Doggie daycare takes canine care to the next level
Beaches residents Jane and David Pushkar have taken the concept of privatized, personalized dog care a step further. They were operating an on-leash dog-walking business in the east end and found many of their clients said they would love to let their dogs off-leash but were concerned about public dog parks.
“There are certain liabilities and problems that can arise in dog parks just because you don’t know who the other dogs are and you don’t know how vigilant owners are about their dogs’ behavior,” said Jane.
The Pushkars wanted to expand their business by providing dogs with a fully supervised space in which to run off-leash, but the couple live in a one-bedroom apartment without any outdoor area so they have to look for land to rent.
It took six months but they found a plot in Pickering advertised on Kijiji, secured fencing electricity and water, and launched a new business called Pawsies in January. Now they pick up their four-legged clients, take them to play in the country and then drop the dogs at home in the afternoon.
“(Our clients are) not necessarily using our service as a daycare so much as an opportunity for their dogs to socialize and just to get their energy out,” said Jane.
The property’s barn is crucial in giving the dogs — and their caregivers — a space to get warm in the winter and shade in the summer, said Pushkar. There are about a dozen dogs on the Pawsies roster but they don’t all come every day. The doggy day camp costs $35 to $45 a day, depending on the frequency of use.
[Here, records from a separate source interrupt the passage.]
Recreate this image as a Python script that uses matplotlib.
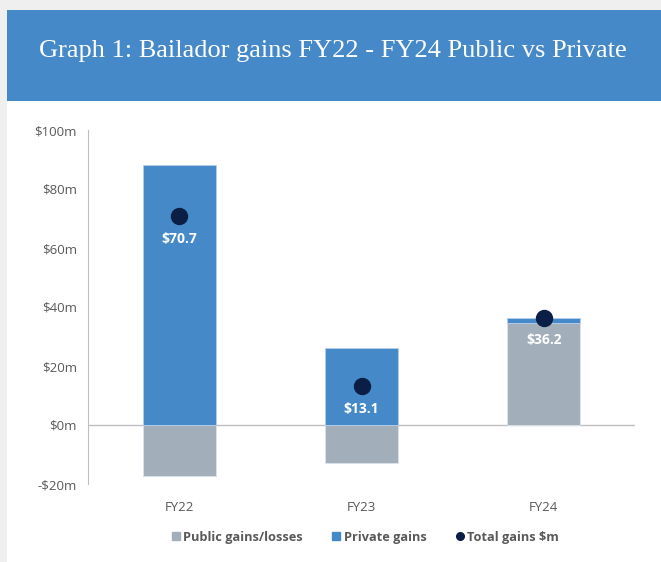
import matplotlib.pyplot as plt
from matplotlib.patches import Rectangle
from matplotlib.lines import Line2D

# data
years = ["FY22", "FY23", "FY24"]
public_gains = [-17.3, -12.9, 34.6]
private_gains = [88.0, 26.0, 1.6]
total_gains = [70.7, 13.1, 36.2]
y_ticks = [-20, 0, 20, 40, 60, 80, 100]

blue = "#4589C8"
grey = "#A2AEB9"
navy = "#0B1E45"
text_grey = "#595959"

fig = plt.figure(figsize=(6.61, 5.62), dpi=100)
fig.patch.set_facecolor("#efefef")

# white card + blue title banner
fig.add_artist(Rectangle((7 / 661, 0), 1, 1 - 10 / 562, transform=fig.transFigure,
                         facecolor="white", edgecolor="none", zorder=0))
fig.add_artist(Rectangle((7 / 661, 1 - 101 / 562), 1, 91 / 562, transform=fig.transFigure,
                         facecolor=blue, edgecolor="none", zorder=1))
fig.text(0.503, 1 - 51 / 562, "Graph 1: Bailador gains FY22 - FY24 Public vs Private",
         ha="center", va="center", color="white", fontsize=19,
         family="Liberation Serif", zorder=2)

ax = fig.add_axes([88 / 661, 1 - 484 / 562, 547 / 661, 354 / 562])
ax.set_facecolor("none")
x = range(len(years))

# public bars start at zero; private bars stack on public when public is positive
ax.bar(x, public_gains, width=0.4, color=grey, edgecolor="#dde3ea", linewidth=0.6, zorder=2)
priv_bottom = [p if p > 0 else 0 for p in public_gains]
ax.bar(x, private_gains, width=0.4, bottom=priv_bottom, color=blue,
       edgecolor="#b5cfe8", linewidth=0.6, zorder=2)
ax.plot(x, total_gains, "o", color=navy, markersize=11.5, linestyle="none", zorder=4)
for i, t in enumerate(total_gains):
    ax.annotate(f"${t}", (i, t), xytext=(0, -16), textcoords="offset points",
                ha="center", va="center", color="white", fontsize=10,
                fontweight="bold", family="Open Sans", zorder=5)

ax.set_xlim(-0.5, 2.5)
ax.set_ylim(-20, 100)
ax.set_yticks(y_ticks)
ax.set_yticklabels([f"-${-v}m" if v < 0 else f"${v}m" for v in y_ticks])
ax.set_xticks(list(x))
ax.set_xticklabels(years)
ax.axhline(0, color="#bfbfbf", linewidth=1, zorder=1)
for s in ["top", "right", "bottom"]:
    ax.spines[s].set_visible(False)
ax.spines["left"].set_color("#bfbfbf")
ax.tick_params(axis="both", length=0, colors=text_grey, labelsize=9.5)
ax.tick_params(axis="y", pad=8)
ax.tick_params(axis="x", pad=12)
for lab in ax.get_xticklabels() + ax.get_yticklabels():
    lab.set_family("Open Sans")

handles = [
    Line2D([], [], marker="s", color=grey, linestyle="none", markersize=6),
    Line2D([], [], marker="s", color=blue, linestyle="none", markersize=6),
    Line2D([], [], marker="o", color=navy, linestyle="none", markersize=5.5),
]
labels = ["Public gains/losses", "Private gains", "Total gains $m"]
leg = fig.legend(handles, labels, loc="center", bbox_to_anchor=(0.55, 1 - 537 / 562),
                 ncol=3, frameon=False, handletextpad=0.0, handlelength=1.2,
                 columnspacing=2.0,
                 prop={"family": "Open Sans", "weight": "bold", "size": 9.2})
for t in leg.get_texts():
    t.set_color(text_grey)

fig.savefig("out.png", dpi=100)
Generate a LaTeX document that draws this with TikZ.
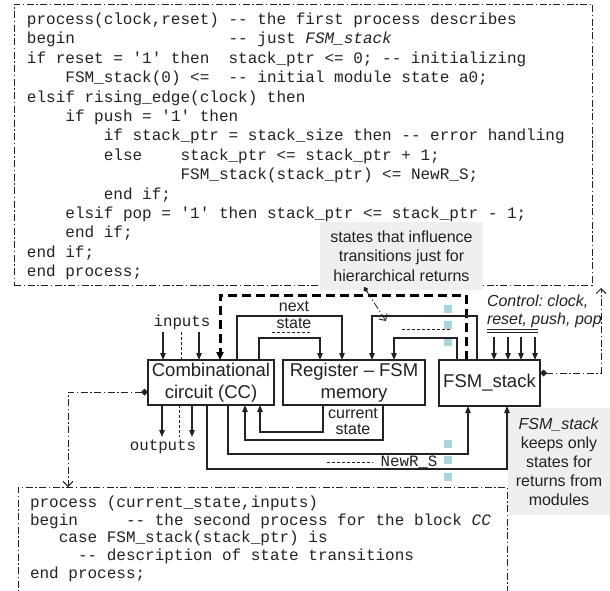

The Pushkars hope to expand the business but that will depend on how many dogs they can fit in their van. For now they’ve got a fairly strict route out of the city east on Kingston Road up to Highway 401 and they try and keep new customers within close proximity so the dogs don’t spend too much time in transit.
The feedback has been positive. Clients, she said, appreciate the dogs are safe because the Pushkars test their behavior for two weeks before they are fully accepted and Pawsies has a zero aggression policy.
Jane says that means, “You know the dynamics of what’s going to go on in the park every day.”